Em 1995, por força da Lei 9.099 (lei dos juizados especiais), o legislador brasileiro fez uma opção político-criminal decisiva em favor da despenalização, que significa suavizar, restringir ou eliminar a pena de prisão. Não se pode confundir despenalização com descriminalização, visto que esta última significa proscrever (aniquilar) o caráter de crime do fato. A lei dos juizados criminais não retirou do ordenamento jurídico-penal brasileiro nenhum delito. Tudo ficou intacto (tal como estava): o que ela fez foi prever penas alternativas para as infrações de menor potencial ofensivo e isso configura, claramente, despenalização (não descriminalização).
Uma grande questão pendente no cenário punitivo nacional diz respeito à elaboração de um amplo programa de descriminalização. Há muitas infrações que hoje ainda ostentam a categoria de delito ou contravenção, mas que deveriam ser eliminadas do Direito penal. Enquanto não chega esse momento de enxugar a quantidade exorbitante de infrações penais que temos no Brasil, muitas outras alternativas devem ser pensadas.
Quem fez isso (agora), com a profundidade necessária, foi o emérito Promotor de Justiça Geder Rocha Gomes, que é um dos nossos maiores especialistas em matéria de execução penal e Presidente do Instituto Brasileiro respectivo.

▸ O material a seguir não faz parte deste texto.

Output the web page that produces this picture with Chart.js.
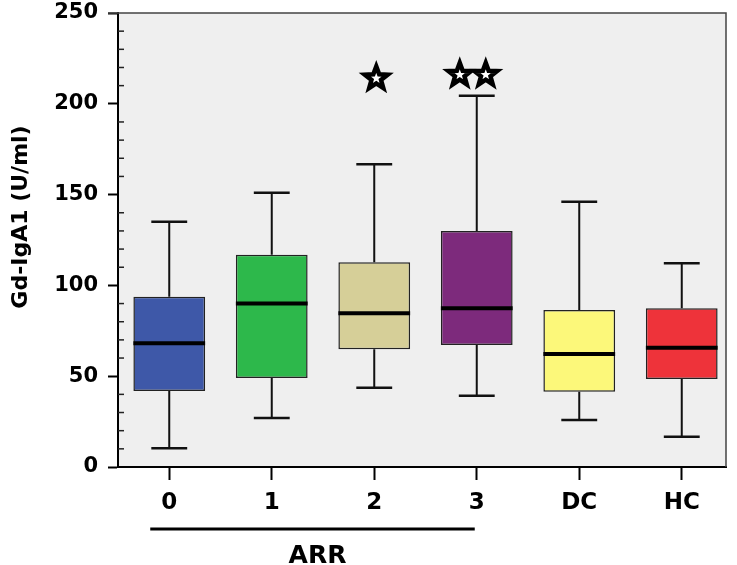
<!DOCTYPE html>
<html>
<head>
<meta charset="utf-8">
<script src="https://cdn.jsdelivr.net/npm/chart.js@4"></script>
<style>
  body { margin: 0; background: #fff; }
  #wrap { width: 737px; height: 565px; }
</style>
</head>
<body>
<div id="wrap"><canvas id="graficoCajas" width="737" height="565"></canvas></div>
<script>
// datos
const categorias = ['0', '1', '2', '3', 'DC', 'HC'];
const bigoteInf = [10.3, 27, 43.7, 39.3, 25.9, 16.7];
const q1 = [41.9, 49, 64.8, 67.2, 41.5, 48.5];
const mediana = [68.1, 90.1, 84.6, 87.4, 62.2, 65.7];
const q3 = [93.8, 116.9, 112.7, 130, 86.5, 87.4];
const bigoteSup = [135.1, 151, 166.7, 204.5, 146, 112.2];
const atipicos = [[], [], [214], [216, 216], [], []];
const colores = ['#3e58a8', '#2db84b', '#d6cf98', '#7d2a7c', '#fcf87a', '#ee333a'];

const fuente = "'DejaVu Sans', Arial, sans-serif";

function estrella(ctx, x, y, rExt, rInt) {
  ctx.beginPath();
  for (let k = 0; k < 10; k++) {
    const r = k % 2 === 0 ? rExt : rInt;
    const a = -Math.PI / 2 + k * Math.PI / 5;
    const px = x + r * Math.cos(a);
    const py = y + r * Math.sin(a);
    if (k === 0) ctx.moveTo(px, py); else ctx.lineTo(px, py);
  }
  ctx.closePath();
}

// el marco derecho queda un poco antes del final del area
const recorteDer = 7;

const extrasCajas = {
  id: 'extrasCajas',
  beforeDraw(chart) {
    const { ctx, chartArea: a } = chart;
    ctx.save();
    ctx.fillStyle = '#efefef';
    ctx.fillRect(a.left, a.top, a.right - recorteDer - a.left, a.bottom - a.top);
    ctx.restore();
  },
  afterDatasetsDraw(chart) {
    const { ctx, chartArea: a } = chart;
    const xs = chart.scales.x;
    const ys = chart.scales.y;
    const barras = chart.getDatasetMeta(0).data;
    ctx.save();
    categorias.forEach((c, i) => {
      const x = xs.getPixelForValue(i);
      const w = barras[i].width;
      // bigotes
      ctx.strokeStyle = '#111';
      ctx.lineWidth = 2;
      ctx.beginPath();
      ctx.moveTo(x, ys.getPixelForValue(q3[i]));
      ctx.lineTo(x, ys.getPixelForValue(bigoteSup[i]));
      ctx.moveTo(x, ys.getPixelForValue(q1[i]));
      ctx.lineTo(x, ys.getPixelForValue(bigoteInf[i]));
      ctx.stroke();
      ctx.lineWidth = 2.5;
      ctx.beginPath();
      ctx.moveTo(x - w / 4, ys.getPixelForValue(bigoteSup[i]));
      ctx.lineTo(x + w / 4, ys.getPixelForValue(bigoteSup[i]));
      ctx.moveTo(x - w / 4, ys.getPixelForValue(bigoteInf[i]));
      ctx.lineTo(x + w / 4, ys.getPixelForValue(bigoteInf[i]));
      ctx.stroke();
      // mediana
      ctx.strokeStyle = '#000';
      ctx.lineWidth = 4;
      ctx.beginPath();
      ctx.moveTo(x - w / 2, ys.getPixelForValue(mediana[i]));
      ctx.lineTo(x + w / 2, ys.getPixelForValue(mediana[i]));
      ctx.stroke();
      // atipicos
      const n = atipicos[i].length;
      atipicos[i].forEach((v, j) => {
        const px = x + (j - (n - 1) / 2) * 26 - (n > 1 ? 4 : -2);
        const py = ys.getPixelForValue(v);
        estrella(ctx, px, py, 12, 5);
        ctx.fillStyle = '#fff';
        ctx.fill();
        ctx.strokeStyle = '#000';
        ctx.lineWidth = 4.5;
        ctx.lineJoin = 'miter';
        ctx.stroke();
      });
    });
    // marcas menores hacia dentro
    ctx.strokeStyle = '#222';
    ctx.lineWidth = 1.5;
    for (let v = 10; v < 250; v += 10) {
      if (v % 50 === 0) continue;
      const y = ys.getPixelForValue(v);
      ctx.beginPath();
      ctx.moveTo(a.left, y);
      ctx.lineTo(a.left + 6, y);
      ctx.stroke();
    }
    ctx.restore();
  },
  afterDraw(chart) {
    const { ctx, chartArea: a } = chart;
    const xs = chart.scales.x;
    ctx.save();
    // marco superior y derecho
    ctx.strokeStyle = '#444';
    ctx.lineWidth = 1.5;
    ctx.beginPath();
    ctx.moveTo(a.left - 10, a.top);
    ctx.lineTo(a.right - recorteDer, a.top);
    ctx.lineTo(a.right - recorteDer, a.bottom);
    ctx.stroke();
    // tapar el eje x que sobra a la derecha
    ctx.fillStyle = '#fff';
    ctx.fillRect(a.right - recorteDer + 1, a.bottom - 2, recorteDer + 2, 4);
    // linea ARR
    const x0 = xs.getPixelForValue(0) - 19;
    const x3 = xs.getPixelForValue(3) - 2;
    ctx.strokeStyle = '#000';
    ctx.lineWidth = 3;
    ctx.beginPath();
    ctx.moveTo(x0, 529);
    ctx.lineTo(x3, 529);
    ctx.stroke();
    ctx.fillStyle = '#000';
    ctx.font = 'bold 25px ' + fuente;
    ctx.textAlign = 'center';
    ctx.textBaseline = 'alphabetic';
    ctx.fillText('ARR', (x0 + x3) / 2 + 5, 563);
    // titulo eje y
    ctx.translate(27, 217);
    ctx.rotate(-Math.PI / 2);
    ctx.font = 'bold 22px ' + fuente;
    ctx.fillText('Gd-IgA1 (U/ml)', 0, 0);
    ctx.restore();
  }
};

const ctx = document.getElementById('graficoCajas').getContext('2d');
new Chart(ctx, {
  type: 'bar',
  data: {
    labels: categorias,
    datasets: [{
      data: q1.map((v, i) => [v, q3[i]]),
      backgroundColor: colores,
      borderColor: '#222',
      borderWidth: 1.5,
      borderSkipped: false,
      barPercentage: 0.7,
      categoryPercentage: 1.0
    }]
  },
  options: {
    responsive: false,
    animation: false,
    layout: { padding: { top: 13, right: 4, left: 0, bottom: 0 } },
    plugins: {
      legend: { display: false },
      tooltip: { enabled: false }
    },
    scales: {
      x: {
        afterFit: s => { s.height = 98; s.paddingLeft = 0; s.paddingRight = 0; },
        grid: {
          offset: false,
          drawOnChartArea: false,
          tickLength: 13,
          tickWidth: 2,
          tickColor: '#000'
        },
        border: { display: true, color: '#000', width: 2 },
        ticks: {
          color: '#000',
          padding: 9,
          font: { family: fuente, size: 23, weight: 'bold' }
        }
      },
      y: {
        min: 0,
        max: 250,
        afterFit: s => { s.width = 118; s.paddingTop = 0; s.paddingBottom = 0; },
        grid: {
          drawOnChartArea: false,
          tickLength: 10,
          tickWidth: 2,
          tickColor: c => (c.tick && c.tick.value % 50 === 0) ? '#000' : 'rgba(0,0,0,0)'
        },
        border: { display: true, color: '#000', width: 2 },
        ticks: {
          stepSize: 10,
          autoSkip: false,
          color: '#000',
          padding: 10,
          font: { family: fuente, size: 21, weight: 'bold' },
          callback: v => (v % 50 === 0 ? v : '')
        }
      }
    }
  },
  plugins: [extrasCajas]
});
</script>
</body>
</html>
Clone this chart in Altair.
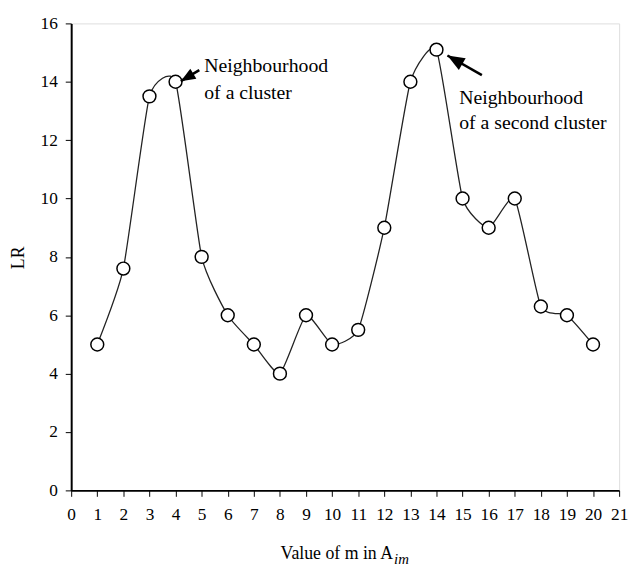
import altair as alt
import pandas as pd

# ---- data ----
x_vals = list(range(1, 21))
lr_vals = [5.0, 7.6, 13.5, 14.0, 8.0, 6.0, 5.0, 4.0, 6.0, 5.0,
           5.5, 9.0, 14.0, 15.1, 10.0, 9.0, 10.0, 6.3, 6.0, 5.0]
x_ticks = list(range(0, 22))
y_ticks = list(range(0, 17, 2))

ann_text = ["Neighbourhood", "of a cluster", "Neighbourhood", "of a second cluster"]
ann_x = [5.1, 5.1, 14.87, 14.87]
ann_y = [14.53, 13.62, 13.45, 12.6]

arrow_x = [4.91, 15.74]
arrow_y = [14.40, 14.23]
arrow_x2 = [4.20, 14.42]
arrow_y2 = [14.02, 14.90]
arrow_angle = [239, 300]
arrow_head = [220, 300]

x_title = ["Value of m in A"]
x_title_sub = ["im"]

FONT = "Liberation Serif, Times New Roman, serif"

df = pd.DataFrame({"x": x_vals, "lr": lr_vals})
ann = pd.DataFrame({"x": ann_x, "y": ann_y, "t": ann_text})
arr = pd.DataFrame({"x": arrow_x, "y": arrow_y, "x2": arrow_x2, "y2": arrow_y2,
                    "a": arrow_angle, "s": arrow_head})
ttl = pd.DataFrame({"t": x_title})
sub = pd.DataFrame({"t": x_title_sub})

xs = alt.Scale(domain=[0, 21], nice=False, zero=False)
ys = alt.Scale(domain=[0, 16], nice=False)

xaxis = alt.Axis(values=x_ticks, title=None, grid=False, domainColor="black", domainWidth=2,
                 tickColor="black", tickSize=6, tickWidth=1, labelFont=FONT, labelFontSize=17.5,
                 labelColor="black", labelPadding=9, labelFlush=False, labelOverlap=False,
                 tickCount=22)
yaxis = alt.Axis(values=y_ticks, title="LR", grid=False, domainColor="black", domainWidth=2,
                 tickColor="black", tickSize=6, tickWidth=1, labelFont=FONT, labelFontSize=17.5,
                 labelColor="black", labelPadding=8, titleFont=FONT, titleFontSize=18,
                 titleFontWeight="normal", titleColor="black", titleX=-53, titleY=237,
                 titleBaseline="middle", titleAngle=-90)


def X(f):
    return alt.X(f, scale=xs, axis=xaxis)


def Y(f):
    return alt.Y(f, scale=ys, axis=yaxis)


base = alt.Chart(df)

line = base.mark_line(interpolate="cardinal", tension=0.5, color="#222", strokeWidth=1.3).encode(
    x=X("x:Q"), y=Y("lr:Q"))
pts = base.mark_point(shape="circle", filled=True, fill="white", stroke="black",
                      strokeWidth=1.5, size=170, opacity=1).encode(
    x=X("x:Q"), y=Y("lr:Q"))

texts = alt.Chart(ann).mark_text(font=FONT, fontSize=20, align="left", baseline="middle",
                                 color="black").encode(
    x=X("x:Q"), y=Y("y:Q"), text="t:N")

shafts = alt.Chart(arr).mark_rule(color="black", strokeWidth=2.6).encode(
    x=X("x:Q"), y=Y("y:Q"), x2="x2:Q", y2="y2:Q")

heads = alt.Chart(arr).mark_point(shape="M0,0 L-0.8,2 L0.8,2 Z", filled=True,
                                  color="black", opacity=1).encode(
    x=X("x2:Q"), y=Y("y2:Q"),
    angle=alt.Angle("a:Q", scale=None), size=alt.Size("s:Q", scale=None, legend=None))

xtitle = alt.Chart(ttl).mark_text(font=FONT, fontSize=18, align="right", baseline="alphabetic",
                                  color="black").encode(
    x=alt.value(326), y=alt.value(543), text="t:N")
xsub = alt.Chart(sub).mark_text(font=FONT, fontSize=15, fontStyle="italic", align="left",
                                baseline="alphabetic", color="black").encode(
    x=alt.value(327), y=alt.value(548), text="t:N")

chart = alt.layer(line, pts, shafts, heads, texts, xtitle, xsub).properties(
    width=555, height=473,
    padding={"left": 64, "top": 12, "right": 10, "bottom": 74},
    autosize="none",
).configure_view(stroke="black", strokeWidth=1.5).configure(background="white")

chart.save("out.html", embed_options={"renderer": "svg", "actions": False})
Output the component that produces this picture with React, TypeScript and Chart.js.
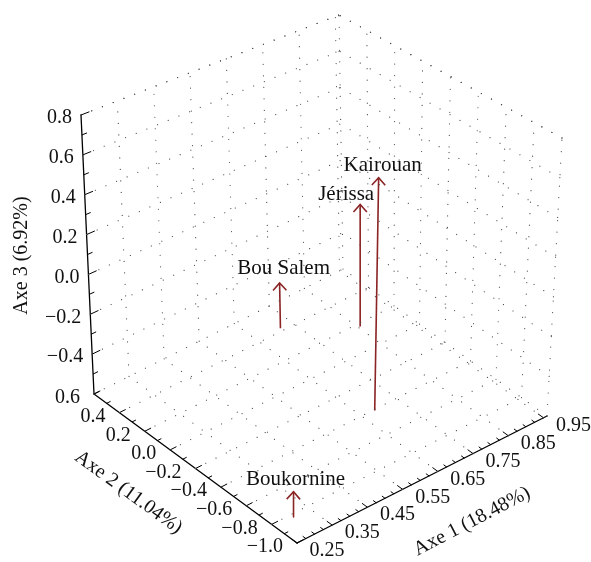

Geder acaba de defender a tese de que devemos dar um passo a mais na nossa política criminal de despenalização, eliminando-se a pena de prisão, desde o momento da cominação, naquelas infrações que não contam com relevância suficiente para suportar essa drástica conseqüência penal.
A pena de prisão, mesmo após o advento da Lei 9.099/1995, permaneceu como eixo do sistema penal brasileiro, ou seja, a referência obrigatória do poder punitivo estatal.
A proposta apresentada no seu trabalho é outra: consiste na eliminação apriorística da pena de prisão naquelas infrações médias ou menores. E isso deveria ser feito já desde o momento da cominação da pena. Cuida-se, como se vê, de proposta político-criminal invertida em relação à que foi adotada em 1995. Parte-se (na nova proposta) de uma cominação direta de pena alternativa, tal como ocorreu, v.g., com o art. 28 da nova lei de drogas (penas alternativas para os usuários de drogas).
A idolatria do sistema penal brasileiro em relação à pena de prisão vem sendo questionada diariamente, em razão da falência da pena privativa de liberdade. A prisão continua sendo concebida como a principal resposta do Direito penal para aqueles que infringem as normas penais. Impõe-se a inteira remodelação desse provecto sistema punitivo, para privilegiar as penas e medidas alternativas, que deveriam já aparecer diretamente no tipo penal, deixando-se a prisão como medida extremada (medida de ultima ratio).
Os princípios da dignidade humana, da humanização da pena e da proporcionalidade fundamentam a mudança pretendida, que um dia, com certeza, será mais radical (ou seja: um dia ainda vamos levantar com todo vigor a bandeira da descriminalização de centenas de infrações penais, retirando-as inteiramente do sistema penal). Só assim, aliás, é que se poderá conferir racionalidade a esse sistema.
Se humanização e razão (racionalidade) eram as duas grandes bandeiras do Iluminismo (segunda metade do século XVIII), não há dúvida que esse movimento filosófico (inspirado em Beccaria, Voltaire etc.) continua mais atual que nunca. Nesse âmbito prisional, a humanidade apresentou poucos progressos e muitos retrocessos. Quem conhece minimamente o sistema carcerário brasileiro sabe o quão medieval é nossa realidade penitenciária, que foge completamente dos padrões civilizatórios já alcançados em outros países.
O Brasil, hoje, figura como um dos países mais violentos e corruptos do mundo. As prisões brasileiras não desmentem essa assertiva, ao contrário, a confirmam de modo retumbante. Daí o acerto de todas as propostas que procuram evitar ou suavizar ou restringir a pena de prisão.